Le 1er nivôse an II (21 décembre 1794) eut lieu le premier cours de l’Ecole Centrale des Travaux Publics. Le Représentant Fourcroy y arriva en grande tenue et donna une conférence de physique. A Fourcroy succèdèrent Monge, Chaptal, Hachette, Hassenfratz. Dans l’assistance figurait un autre Représentant, Prieur de la Côte d’Or. Malgré la qualité du corps enseignant, l’Ecole connût des débuts difficiles. En Floréal (mai) 1795, la moitié des élèves n’assistaient plus aux cours. Les uns, mal nourris, mal logés, épuisés par les privations, étaient malades ; les autres ont abandonné et sont retournés chez eux. Les soldes en assignat ne leur permettaient plus de vivre à Paris. Les logeurs désignés par l’administration de l’Ecole (les “pères de famille”) trouvaient les pensions insuffisantes et renvoyaient les élèves. Les élèves qui restaient à l’Ecole manifestaient une vive hostilité envers la Convention et sympathisaient avec les muscadins contre-révolutionnaires.
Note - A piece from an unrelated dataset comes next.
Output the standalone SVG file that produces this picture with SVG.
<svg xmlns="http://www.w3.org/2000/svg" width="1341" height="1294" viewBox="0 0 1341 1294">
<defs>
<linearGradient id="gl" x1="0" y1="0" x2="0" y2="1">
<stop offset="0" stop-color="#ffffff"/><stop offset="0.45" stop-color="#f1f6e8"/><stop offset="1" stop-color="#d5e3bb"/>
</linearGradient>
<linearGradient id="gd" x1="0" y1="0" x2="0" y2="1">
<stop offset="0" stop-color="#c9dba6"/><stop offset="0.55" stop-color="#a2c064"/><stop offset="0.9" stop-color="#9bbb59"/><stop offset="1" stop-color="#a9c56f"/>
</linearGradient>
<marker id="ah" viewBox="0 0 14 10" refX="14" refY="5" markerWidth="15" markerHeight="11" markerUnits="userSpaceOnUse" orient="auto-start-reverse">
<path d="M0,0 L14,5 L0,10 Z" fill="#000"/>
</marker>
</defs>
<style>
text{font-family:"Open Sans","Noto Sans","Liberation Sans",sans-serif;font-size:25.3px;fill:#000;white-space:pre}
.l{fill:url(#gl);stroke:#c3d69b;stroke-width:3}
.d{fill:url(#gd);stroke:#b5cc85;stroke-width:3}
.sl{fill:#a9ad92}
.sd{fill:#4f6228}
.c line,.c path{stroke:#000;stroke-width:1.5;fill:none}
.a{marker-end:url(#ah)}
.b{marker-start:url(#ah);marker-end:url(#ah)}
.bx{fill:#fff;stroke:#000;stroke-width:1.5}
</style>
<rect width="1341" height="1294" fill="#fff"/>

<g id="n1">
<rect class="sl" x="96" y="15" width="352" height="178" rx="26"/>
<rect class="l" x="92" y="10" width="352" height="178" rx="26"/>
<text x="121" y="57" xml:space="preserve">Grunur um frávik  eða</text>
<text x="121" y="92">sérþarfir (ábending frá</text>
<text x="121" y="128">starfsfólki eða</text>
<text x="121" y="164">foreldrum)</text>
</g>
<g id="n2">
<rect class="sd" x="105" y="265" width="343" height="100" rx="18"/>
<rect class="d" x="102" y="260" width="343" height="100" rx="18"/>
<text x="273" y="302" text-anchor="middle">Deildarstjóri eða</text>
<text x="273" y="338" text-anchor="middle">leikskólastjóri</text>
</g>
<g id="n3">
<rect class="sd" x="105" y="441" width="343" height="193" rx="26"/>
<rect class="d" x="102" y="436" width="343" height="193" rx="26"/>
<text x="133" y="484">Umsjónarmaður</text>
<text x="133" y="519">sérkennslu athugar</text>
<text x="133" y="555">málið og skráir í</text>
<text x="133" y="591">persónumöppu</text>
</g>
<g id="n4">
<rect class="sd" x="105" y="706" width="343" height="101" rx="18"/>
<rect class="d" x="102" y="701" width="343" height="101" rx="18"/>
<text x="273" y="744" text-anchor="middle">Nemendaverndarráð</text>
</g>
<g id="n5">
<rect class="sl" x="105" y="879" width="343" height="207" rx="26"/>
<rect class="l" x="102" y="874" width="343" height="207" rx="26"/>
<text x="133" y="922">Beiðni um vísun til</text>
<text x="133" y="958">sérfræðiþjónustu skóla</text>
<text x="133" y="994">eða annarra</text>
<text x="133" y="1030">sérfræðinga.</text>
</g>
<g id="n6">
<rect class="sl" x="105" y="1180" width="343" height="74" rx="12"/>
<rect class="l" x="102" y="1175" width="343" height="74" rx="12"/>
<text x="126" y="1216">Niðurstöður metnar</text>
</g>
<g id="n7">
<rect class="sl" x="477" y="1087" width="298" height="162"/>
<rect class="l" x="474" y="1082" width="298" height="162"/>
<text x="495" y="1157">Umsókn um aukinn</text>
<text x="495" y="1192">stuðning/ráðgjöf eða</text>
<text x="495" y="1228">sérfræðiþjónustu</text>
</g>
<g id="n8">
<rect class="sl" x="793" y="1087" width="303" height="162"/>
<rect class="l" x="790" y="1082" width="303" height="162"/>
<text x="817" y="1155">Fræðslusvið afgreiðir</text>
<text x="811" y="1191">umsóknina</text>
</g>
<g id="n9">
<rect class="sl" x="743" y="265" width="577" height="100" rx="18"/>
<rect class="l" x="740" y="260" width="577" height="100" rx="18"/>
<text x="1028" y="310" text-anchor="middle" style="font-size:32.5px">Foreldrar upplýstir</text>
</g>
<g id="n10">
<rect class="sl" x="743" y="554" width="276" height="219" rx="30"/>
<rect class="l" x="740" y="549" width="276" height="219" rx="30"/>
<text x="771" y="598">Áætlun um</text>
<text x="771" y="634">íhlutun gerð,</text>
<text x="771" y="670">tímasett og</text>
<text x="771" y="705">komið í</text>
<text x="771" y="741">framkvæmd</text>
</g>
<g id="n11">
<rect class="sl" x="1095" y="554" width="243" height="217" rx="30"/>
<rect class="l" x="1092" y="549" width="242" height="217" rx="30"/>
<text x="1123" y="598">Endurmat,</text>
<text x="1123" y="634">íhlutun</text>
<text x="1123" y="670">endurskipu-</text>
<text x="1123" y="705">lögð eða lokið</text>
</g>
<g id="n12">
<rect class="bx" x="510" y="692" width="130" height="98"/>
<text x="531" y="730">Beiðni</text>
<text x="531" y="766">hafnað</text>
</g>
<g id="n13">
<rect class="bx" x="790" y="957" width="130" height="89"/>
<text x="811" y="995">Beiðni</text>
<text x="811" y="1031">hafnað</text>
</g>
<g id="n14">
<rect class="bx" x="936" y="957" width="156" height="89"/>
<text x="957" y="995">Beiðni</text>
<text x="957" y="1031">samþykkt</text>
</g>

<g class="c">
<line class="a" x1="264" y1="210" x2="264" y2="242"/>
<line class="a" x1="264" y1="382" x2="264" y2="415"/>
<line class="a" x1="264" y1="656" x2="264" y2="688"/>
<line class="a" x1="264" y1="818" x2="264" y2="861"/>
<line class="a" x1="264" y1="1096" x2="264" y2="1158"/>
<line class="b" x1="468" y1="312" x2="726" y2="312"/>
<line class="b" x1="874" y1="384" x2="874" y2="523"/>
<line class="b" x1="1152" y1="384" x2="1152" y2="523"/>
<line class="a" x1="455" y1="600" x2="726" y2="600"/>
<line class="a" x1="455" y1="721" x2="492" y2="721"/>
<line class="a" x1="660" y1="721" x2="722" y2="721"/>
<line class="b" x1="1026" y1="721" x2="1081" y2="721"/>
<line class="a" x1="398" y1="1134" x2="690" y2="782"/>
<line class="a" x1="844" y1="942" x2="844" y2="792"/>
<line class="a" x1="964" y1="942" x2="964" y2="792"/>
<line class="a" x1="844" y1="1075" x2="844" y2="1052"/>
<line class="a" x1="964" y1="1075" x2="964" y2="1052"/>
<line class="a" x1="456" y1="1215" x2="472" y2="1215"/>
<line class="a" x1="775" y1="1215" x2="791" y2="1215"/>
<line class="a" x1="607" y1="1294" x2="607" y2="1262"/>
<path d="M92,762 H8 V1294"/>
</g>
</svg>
 L’Ecole menacée par les tribulations politiques
Les 1er et 2 Prairial 1795 (20 et 21 mai), les sections parisiennes favorables aux montagnards se révoltent. L’hiver a été rude et les quartiers populaires ne supportent plus les rationnements alors qu’un marché libre bien approvisionné  permet aux plus riches de vivre luxueusement. La Convention est envahie, un député assassiné. Les sections du centre de Paris, refusant le retour des tragiques journées révolutionnaires, soutenues par l’armée et les muscadins, rétablissent l’ordre. Monge, suspect de sympathies jacobines, est décrété d’arrestation, ainsi que son assistant Hachette et Hassenfratz. Même les élèves les plus favorables aux royalistes se révoltent alors contre l’arrestation de Monge. A la Convention, Carnot, Prieur et Fourcroy veillent. Ils obtiennent le maintien de l’Ecole, et, bien mieux, ils font voter un secours immédiat pour les élèves les plus pauvres et une augmentation du traitement pour tous. Lagrange entre dans le corps enseignant et donne le cours d’analyse le plus avancé du monde. Monge, bientôt libéré, reprend aussitôt son enseignement. Prieur et Carnot viennent visiter l’Ecole et s’assurent que les élèves ont bien repris les cours. Fourcroy continue à travailler la Convention et obtient un cadeau incroyable pour son école, le “privilège”. Désormais, aucun élève ne pourra être reçu dans les écoles d’ingénieurs de la marine, du génie, de l’artillerie, des Ponts, de topographie s’il n’a auparavant suivi les cours de l’Ecole. L’Ecole Centrale des Travaux Publics devient l’Ecole polytechnique….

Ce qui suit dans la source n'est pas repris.